I know for some people it might be obvious i.e. fighting/arguing etc but what about when you just don't feel anything for them any more?
I've been with my partner for 10+ years, we have a 1 year old daughter.
He's a good dad, has a good job. He's not aggressive or violent but he is grumpy and moody and in my opinion lazy. He thinks that after a full day's work he's entitled to sit on his arse all night while I tidy up, make bulk dinners for the wee one etc. If I push him on it he blames me and says I'm to impatient and not everything needs done now.
He's quite an anti social person - spends his evenings sitting on front of the tv in his games room. Can't remember the last time we went out together or spent time just the two of us but whenever we do we don't have much to talk about as he's generally a bit dull and closed off.

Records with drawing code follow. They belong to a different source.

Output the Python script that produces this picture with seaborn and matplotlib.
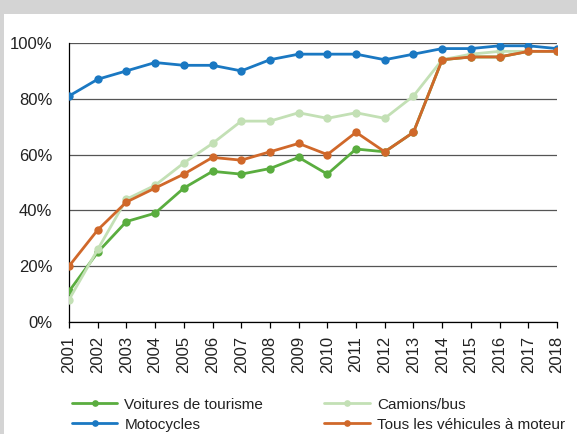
import pandas as pd
import matplotlib.pyplot as plt
import seaborn as sns
from matplotlib.patches import Rectangle
from matplotlib.ticker import PercentFormatter

years = list(range(2001, 2019))
voitures = [11, 25, 36, 39, 48, 54, 53, 55, 59, 53, 62, 61, 68, 94, 95, 95, 97, 97]
camions = [8, 26, 44, 49, 57, 64, 72, 72, 75, 73, 75, 73, 81, 94, 96, 97, 97, 97]
motocycles = [81, 87, 90, 93, 92, 92, 90, 94, 96, 96, 96, 94, 96, 98, 98, 99, 99, 98]
tous = [20, 33, 43, 48, 53, 59, 58, 61, 64, 60, 68, 61, 68, 94, 95, 95, 97, 97]

series = {
    "Voitures de tourisme": voitures,
    "Camions/bus": camions,
    "Motocycles": motocycles,
    "Tous les véhicules à moteur": tous,
}
colors = {
    "Voitures de tourisme": "#5aad3f",
    "Camions/bus": "#c3e0b5",
    "Motocycles": "#1a78c2",
    "Tous les véhicules à moteur": "#d0682a",
}

df = pd.DataFrame({"Année": years, **series}).melt(id_vars="Année", var_name="Série", value_name="Taux")

sns.set_style("white")
plt.rcParams['font.family'] = ['Liberation Sans', 'DejaVu Sans']
fs = 11

fig = plt.figure(figsize=(5.77, 4.34), dpi=100)
fig.add_artist(Rectangle((0, 1 - 14 / 434), 1, 14 / 434, transform=fig.transFigure,
                         facecolor="#d4d4d4", edgecolor="none", zorder=-5))
fig.add_artist(Rectangle((0, 0), 4 / 577, 1, transform=fig.transFigure,
                         facecolor="#d4d4d4", edgecolor="none", zorder=-5))

ax = fig.add_axes([69 / 577, 1 - 322 / 434, (557 - 69) / 577, (322 - 43) / 434])
ax.set_facecolor("white")

for i, name in enumerate(series):
    sub = df[df["Série"] == name]
    sns.lineplot(data=sub, x="Année", y="Taux", ax=ax, color=colors[name], marker="o",
                 markersize=6, markeredgewidth=0, linewidth=2, label=name, zorder=3 + i)

ax.set_xlim(2001, 2018)
ax.set_ylim(0, 100)
ax.set_xticks(years)
ax.set_xticklabels([str(y) for y in years], rotation=90)
ax.set_yticks([0, 20, 40, 60, 80, 100])
ax.yaxis.set_major_formatter(PercentFormatter(decimals=0))
ax.set_xlabel("")
ax.set_ylabel("")
ax.grid(axis="y", color="#555555", linewidth=0.9)
ax.grid(axis="x", visible=False)
for s in ["top", "right"]:
    ax.spines[s].set_visible(False)
ax.spines["left"].set_color("black")
ax.spines["bottom"].set_color("black")
ax.spines["left"].set_linewidth(0.9)
ax.spines["bottom"].set_linewidth(0.9)
ax.tick_params(axis="y", length=4, width=0.9, color="#555555", pad=8, labelsize=12, labelcolor="#222222")
ax.tick_params(axis="x", length=4, width=0.9, color="black", pad=6, labelsize=12, labelcolor="#222222",
               bottom=True)

handles, labels = ax.get_legend_handles_labels()
ax.get_legend().remove()
order = [0, 2, 1, 3]
fig.legend([handles[i] for i in order], [labels[i] for i in order], ncol=2,
           loc="upper left", bbox_to_anchor=(64 / 577, 1 - 390 / 434), frameon=False,
           fontsize=fs, handlelength=3.0, handletextpad=0.45, columnspacing=4.0,
           labelspacing=0.4, borderpad=0, markerscale=0.8, labelcolor="#222222")

fig.savefig("out.png", dpi=100)
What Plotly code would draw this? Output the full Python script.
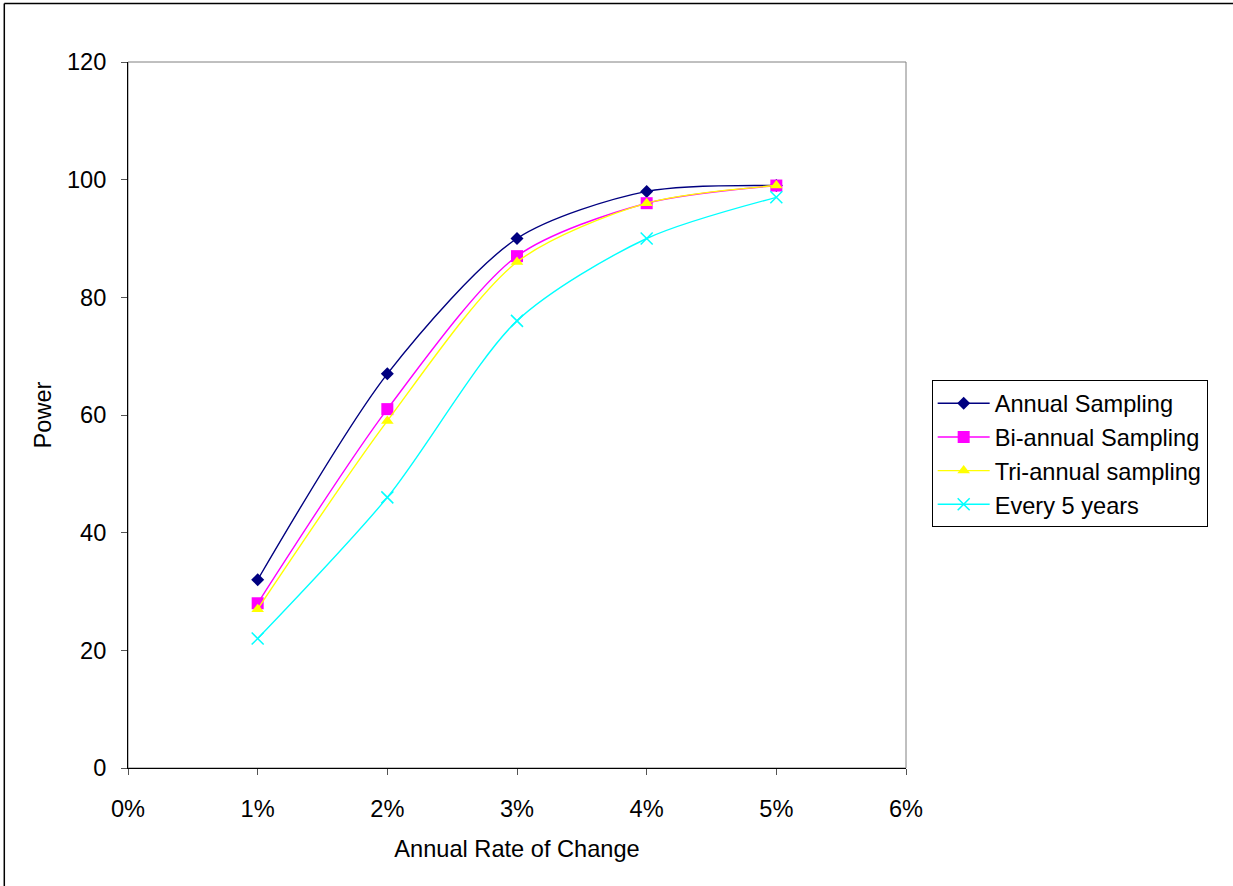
import plotly.graph_objects as go

# Annual rate of change (as fractions) and statistical power for each sampling scheme
rates = [0.01, 0.02, 0.03, 0.04, 0.05]
annual = [32, 67, 90, 98, 99]
bi_annual = [28, 61, 87, 96, 99]
tri_annual = [27, 59, 86, 96, 99]
every_5_years = [22, 46, 76, 90, 97]

series = [
    ("Annual Sampling", annual, "#000080", "diamond", 10),
    ("Bi-annual Sampling", bi_annual, "#FF00FF", "square", 12),
    ("Tri-annual sampling", tri_annual, "#FFFF00", "triangle-up", 11),
    ("Every 5 years", every_5_years, "#00FFFF", "x-thin", 12),
]

fig = go.Figure()
for name, vals, color, symbol, size in series:
    marker = dict(symbol=symbol, size=size, color=color)
    if symbol == "x-thin":
        marker["line"] = dict(color=color, width=1.5)
    fig.add_trace(go.Scatter(
        x=rates, y=vals, name=name, mode="lines+markers",
        line=dict(color=color, width=1.4, shape="spline", smoothing=0.8),
        marker=marker,
    ))

font_family = "Liberation Sans, Arial, sans-serif"
fs = 23.6

fig.update_layout(
    width=1233, height=886,
    margin=dict(l=128, r=327, t=62, b=118),
    paper_bgcolor="white", plot_bgcolor="white",
    font=dict(family=font_family, size=fs, color="black"),
    showlegend=True,
    legend=dict(
        x=1.033, y=0.549, xanchor="left", yanchor="top",
        bordercolor="black", borderwidth=1, bgcolor="white",
        font=dict(size=fs), tracegroupgap=0, itemwidth=52,
    ),
    xaxis=dict(
        range=[0, 0.06], dtick=0.01, tickformat=".0%",
        showgrid=False, zeroline=False,
        showline=True, linecolor="black", linewidth=1,
        ticks="outside", ticklen=6, tickcolor="#555555",
        ticklabelstandoff=14,
        title=dict(text="Annual Rate of Change", standoff=19, font=dict(size=fs)),
    ),
    yaxis=dict(
        range=[0, 120], dtick=20,
        showgrid=False, zeroline=False,
        showline=True, linecolor="black", linewidth=1,
        ticks="outside", ticklen=6, tickcolor="#555555",
        ticklabelstandoff=10,
        title=dict(text="Power", standoff=8, font=dict(size=fs)),
    ),
    shapes=[
        # plot-area frame (top/right edges in gray)
        dict(type="rect", xref="paper", yref="paper", x0=0, y0=0, x1=1, y1=1,
             line=dict(color="#808080", width=1), layer="below"),
        # outer chart border: top and left edges, kept inside the figure
        dict(type="line", xref="paper", yref="paper",
             x0=-0.159, y0=1.083, x1=1.4203, y1=1.083,
             line=dict(color="black", width=1.5), layer="below"),
        dict(type="line", xref="paper", yref="paper",
             x0=-0.159, y0=-0.167, x1=-0.159, y1=1.083,
             line=dict(color="black", width=1.5), layer="below"),
    ],
)

fig.write_html("out.html")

I've reached the point where I now think I'd be as well on my own - I do pretty much everything myself, we don't interact much - in the last week we've probably only had a handful of conversations. At night I've tended to sleep in the spare room as I have no desire to sleep beside him.
I just don't really feel anything for him - he is a nice person and good with our daughter in terms of playing with her etc but doesn't take on his share of the responsibility.
Part of me things just make the break but another part is thinking of the logistics of it - selling the house, moving back with my mum for a while to let me save up for my own place, how I'd cope on my own with a full time job, a toddler and a dog?? Then I get a bit overwhelmed and think well thing's aren't that bad maybe I'll just keep plodding along.
I'm not really sure what to do next and I know his response when I talk to him will be to get upset and to promise to change (we've been through this before). Things will change for a while but then we'll eventually end up back in the same rut!